Elliott Bouillion, president and CEO of Resource Environmental Solutions, said that empties the “bench” of reserve employees. Likewise, on the private side, businesses have seen an increased need to outsource certain jobs, often because needs don’t warrant a full-time staff member. That makes contracting via public-private partnerships a viable option for maintaining county services.

“Companies are trying to focus on their core competencies and what their mission really is,” Bouillion said, noting that those decisions often mean forgoing other skills among permanent staff. “Water departments are very good at taking care of pipes but they’re really struggling with these new green infrastructure techniques,” which opens the door to private sector contracting filling the need.

That’s relevant to local governments seeing a population boom. Washington, D.C. is seeing a population high, but hasn’t quite caught up with its services to match. “As we start to grow ... we don’t have the infrastructure that we need to handle what we have but to sustain that growth in an equitable way,” said Jonah Gluckman, deputy director and counsel for the D.C. Office of Public-Private Partnerships, one of the first of its kind among local governments.

“It’s not just about sustaining the growth, attracting more young, intelligent residents, but it’s also helping the residents who have been here for the past 50, 60 years, the longterm residents who want to be able to stay in their homes, have a good quality of life.

“One of the ways we need to do that is through better infrastructure, maintaining what we have or building out, whether it’s transit, schools, roads, libraries, recreation centers, streetlights. All of those are things we need to look at and do a better job.”

Porcari said profit motive and accountability are the keys to why the private sector makes the difference in P3s.

“The primary benefit to the state is that you have a private partner that throughout the multi-decade contract is highly incentivized to be on time, to meet other performance metrics and to maintain the facility and is required to turn it over to the state in the end,” he said.

By the same token, demonstrating proven accountability with public assets is a way for officials to ask for the public’s trust to engage in a public-private partnership. Porcari compared it to successful campaigns for tax referenda or state aid.

“All over the country we have transit systems that are going to their state legislatures asking for more money and what we’ve found in every case that you need to first show that you’re good stewards of what you have,” he said. “That you have a capital program that’s built around maintaining what you have.” That’s how county officials can justify paying a private business to do something that was once performed by county employees.

“If you’re smart at all, you under-promise and over-deliver,” Porcari said. While being able to run on a record of success is helpful in drumming up public confidence, letting an infrastructure project out of the purview of the county’s workforce entails some risk.

“Pricing risk in public-private partnerships is the single biggest reason they’re not more successful,” he noted. “They certainly have the right to do that.

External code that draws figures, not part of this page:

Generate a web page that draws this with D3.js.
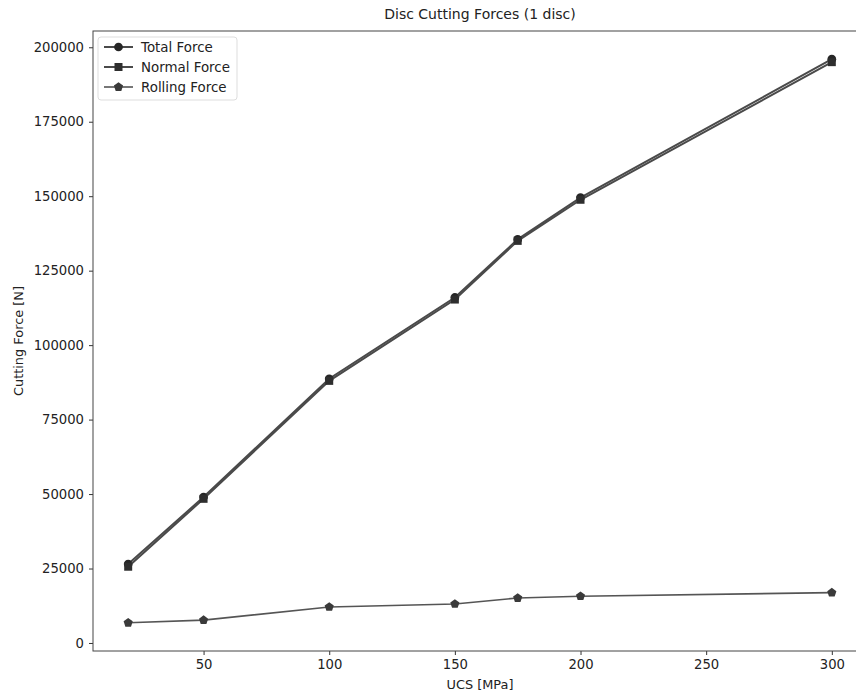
<!DOCTYPE html>
<html>
<head>
<meta charset="utf-8">
<script src="https://cdn.jsdelivr.net/npm/d3@7"></script>
<style>
  body { margin: 0; background: #fff; }
  text { font-family: "DejaVu Sans", sans-serif; fill: #222; }
</style>
</head>
<body>
<script>
  const ucs = [20, 50, 100, 150, 175, 200, 300];
  const totalForce = [26500, 49000, 88700, 116000, 135500, 149500, 196000];
  const normalForce = [25600, 48400, 88000, 115300, 135000, 148800, 195000];
  const rollingForce = [6770, 7670, 12100, 13100, 15100, 15700, 16900];
  const xTicks = [50, 100, 150, 200, 250, 300];
  const yTicks = [0, 25000, 50000, 75000, 100000, 125000, 150000, 175000, 200000];

  const w = 856, h = 694;
  const plotLeft = 93, plotRight = 867, plotTop = 31, plotBottom = 651;

  const svg = d3.select("body").append("svg")
    .attr("width", w).attr("height", h);

  // matplotlib style 5% margins
  const xmin = d3.min(ucs), xmax = d3.max(ucs);
  const xpad = (xmax - xmin) * 0.05;
  const x = d3.scaleLinear().domain([xmin - xpad, xmax + xpad]).range([plotLeft, plotRight]);

  const allY = totalForce.concat(normalForce, rollingForce);
  const ymin = d3.min(allY), ymax = d3.max(allY);
  const ypad = (ymax - ymin) * 0.05;
  const y = d3.scaleLinear().domain([ymin - ypad, ymax + ypad]).range([plotBottom, plotTop]);

  // axes
  const xAxis = svg.append("g")
    .attr("transform", `translate(0,${plotBottom})`)
    .call(d3.axisBottom(x).tickValues(xTicks).tickSize(4).tickPadding(5).tickFormat(d3.format("d")));
  const yAxis = svg.append("g")
    .attr("transform", `translate(${plotLeft},0)`)
    .call(d3.axisLeft(y).tickValues(yTicks).tickSize(4).tickPadding(5).tickFormat(d3.format("d")));
  [xAxis, yAxis].forEach(a => {
    a.selectAll("text").attr("font-size", "13.2px").style("fill", "#222");
    a.selectAll("line").attr("stroke", "#333");
    a.select(".domain").remove();
  });

  // frame
  svg.append("rect")
    .attr("x", plotLeft).attr("y", plotTop)
    .attr("width", plotRight - plotLeft).attr("height", plotBottom - plotTop)
    .attr("fill", "none").attr("stroke", "#444").attr("stroke-width", 1);

  // custom pentagon marker
  const pentagon = {
    draw(ctx, size) {
      const r = Math.sqrt(size / 2.378);
      for (let i = 0; i < 5; i++) {
        const a = -Math.PI / 2 + i * 2 * Math.PI / 5;
        const px = r * Math.cos(a), py = r * Math.sin(a);
        if (i === 0) ctx.moveTo(px, py); else ctx.lineTo(px, py);
      }
      ctx.closePath();
    }
  };

  const series = [
    { name: "Total Force", values: totalForce, symbol: d3.symbolCircle, size: 60, stroke: "#4a4a4a", width: 2, fill: "#262626" },
    { name: "Normal Force", values: normalForce, symbol: d3.symbolSquare, size: 64, stroke: "#4a4a4a", width: 2, fill: "#2e2e2e" },
    { name: "Rolling Force", values: rollingForce, symbol: pentagon, size: 55, stroke: "#555", width: 1.6, fill: "#3a3a3a" }
  ];

  const line = d3.line().x(d => x(d[0])).y(d => y(d[1]));

  series.forEach(s => {
    const pts = ucs.map((u, i) => [u, s.values[i]]);
    svg.append("path")
      .datum(pts)
      .attr("d", line)
      .attr("fill", "none")
      .attr("stroke", s.stroke)
      .attr("stroke-width", s.width);
    svg.selectAll(null)
      .data(pts)
      .enter()
      .append("path")
      .attr("transform", d => `translate(${x(d[0])},${y(d[1])})`)
      .attr("d", d3.symbol().type(s.symbol).size(s.size))
      .attr("fill", s.fill);
  });

  // legend
  const lg = svg.append("g");
  lg.append("rect")
    .attr("x", 98).attr("y", 37).attr("width", 139).attr("height", 63)
    .attr("rx", 3).attr("fill", "#fff").attr("fill-opacity", 0.8)
    .attr("stroke", "#ddd");
  series.forEach((s, i) => {
    const yy = 47 + i * 20;
    lg.append("line")
      .attr("x1", 104).attr("x2", 133).attr("y1", yy).attr("y2", yy)
      .attr("stroke", s.stroke).attr("stroke-width", s.width);
    lg.append("path")
      .attr("transform", `translate(118.5,${yy})`)
      .attr("d", d3.symbol().type(s.symbol).size(s.size))
      .attr("fill", s.fill);
    lg.append("text")
      .attr("x", 141).attr("y", yy).attr("dy", "0.35em")
      .attr("font-size", "13.4px")
      .text(s.name);
  });

  // titles
  svg.append("text")
    .attr("x", (plotLeft + plotRight) / 2).attr("y", 19)
    .attr("text-anchor", "middle")
    .attr("font-size", "14px")
    .text("Disc Cutting Forces (1 disc)");
  svg.append("text")
    .attr("x", (plotLeft + plotRight) / 2).attr("y", 689)
    .attr("text-anchor", "middle")
    .attr("font-size", "12.9px")
    .text("UCS [MPa]");
  svg.append("text")
    .attr("transform", `translate(23,${(plotTop + plotBottom) / 2}) rotate(-90)`)
    .attr("text-anchor", "middle")
    .attr("font-size", "12.9px")
    .text("Cutting Force [N]");
</script>
</body>
</html>
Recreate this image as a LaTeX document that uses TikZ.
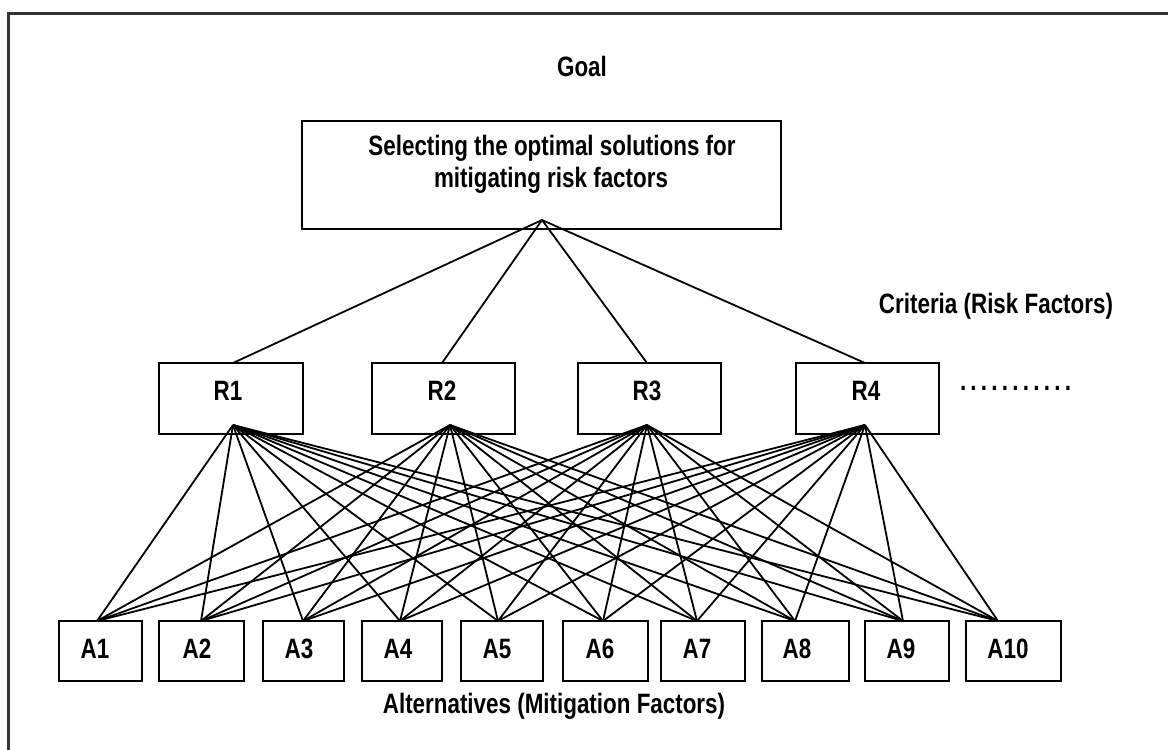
\documentclass[tikz,border=0pt]{standalone}
\usepackage{fontspec}
\setmainfont{Liberation Sans}[FakeStretch=0.80]
\begin{document}
\begin{tikzpicture}[x=1pt,y=-1pt,
  box/.style={draw=black, line width=2pt, inner sep=0pt},
  lbl/.style={font=\fontsize{28}{32}\selectfont\bfseries, inner sep=0pt, anchor=base},
  link/.style={line width=1.8pt, black}]
\useasboundingbox (0,0) rectangle (1168,750);
% outer frame
\draw[line width=3pt, black!80] (8,780) -- (8,13) -- (1200,13);

% goal
\node[lbl] (goallbl) at (582,76) {Goal};
\node[box, minimum width=479, minimum height=108] (goal) at (541.5,175) {};
\node[lbl] (goaltxt1) at (552,155) {Selecting the optimal solutions for};
\node[lbl] (goaltxt2) at (551,187) {mitigating risk factors};
\coordinate (goalbot) at (542,220);

% criteria
\node[lbl] (critlbl) at (996,313) {Criteria (Risk Factors)};
\foreach \i/\l/\r/\tx/\bx/\txt in {1/159/303/233/233/228, 2/372/515/442/450/442, 3/578/721/647/647/647, 4/796/939/865/865/866} {
  \node[box, minimum width={\r-\l}, minimum height=71] (R\i) at ({(\l+\r)/2},398.5) {};
  \node[lbl] (R\i lbl) at (\txt,400) {R\i};
  \coordinate (R\i top) at (\tx,363);
  \coordinate (R\i bot) at (\bx,425);
}
\node[lbl] (rdots) at (1015.5,390) {\hbox to 111pt{.\hfil.\hfil.\hfil.\hfil.\hfil.\hfil.\hfil.\hfil.\hfil.\hfil.}};

% alternatives
\foreach \i/\l/\r/\ax in {1/59/142/95, 2/159/244/197, 3/263/344/299, 4/362/442/398, 5/461/543/497, 6/563/648/600, 7/661/745/697, 8/762/849/797, 9/865/949/901, 10/966/1061/1008} {
  \node[box, minimum width={\r-\l}, minimum height=60] (A\i) at ({(\l+\r)/2},651) {};
  \node[lbl] (A\i lbl) at (\ax,658) {A\i};
}
\foreach \i/\ax in {1/97, 2/201, 3/303, 4/400, 5/498, 6/603, 7/697, 8/795, 9/903, 10/998} {
  \coordinate (A\i top) at (\ax,621);
}
\node[lbl] (altlbl) at (554,713) {Alternatives (Mitigation Factors)};

% connectors
\foreach \i in {1,...,4} {
  \draw[link] (goalbot) -- (R\i top);
  \foreach \j in {1,...,10} {
    \draw[link] (R\i bot) -- (A\j top);
  }
}
\end{tikzpicture}
\end{document}
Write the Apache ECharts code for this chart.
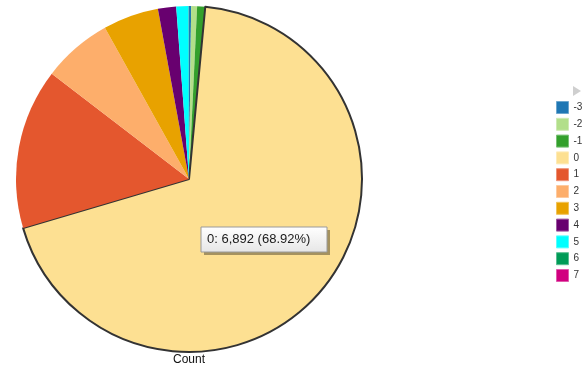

“You have to bring in all the various players,” Porcari said, because elected officials can pull the funding at the eleventh hour. You need to look at each role: The taxpayers, the business community, the elected officials and understand their election cycle. Unless you get all of those overlays right, you’re probably not going to be successful.

Although public-private partnerships integrate elements of the private sector into local government projects, they are far from a “disruptor” that would seek to replace government, because they remain dependent on staff members to craft agreements to maximize a county’s benefit and the political will of elected officials to support them. It remains a symbiotic relationship.

“These P3s we do are extremely complicated and challenge the traditional orthodoxy of the way government does things,” Gluckman said. “It’s really difficult if you don’t have smart, hardworking people in the government.”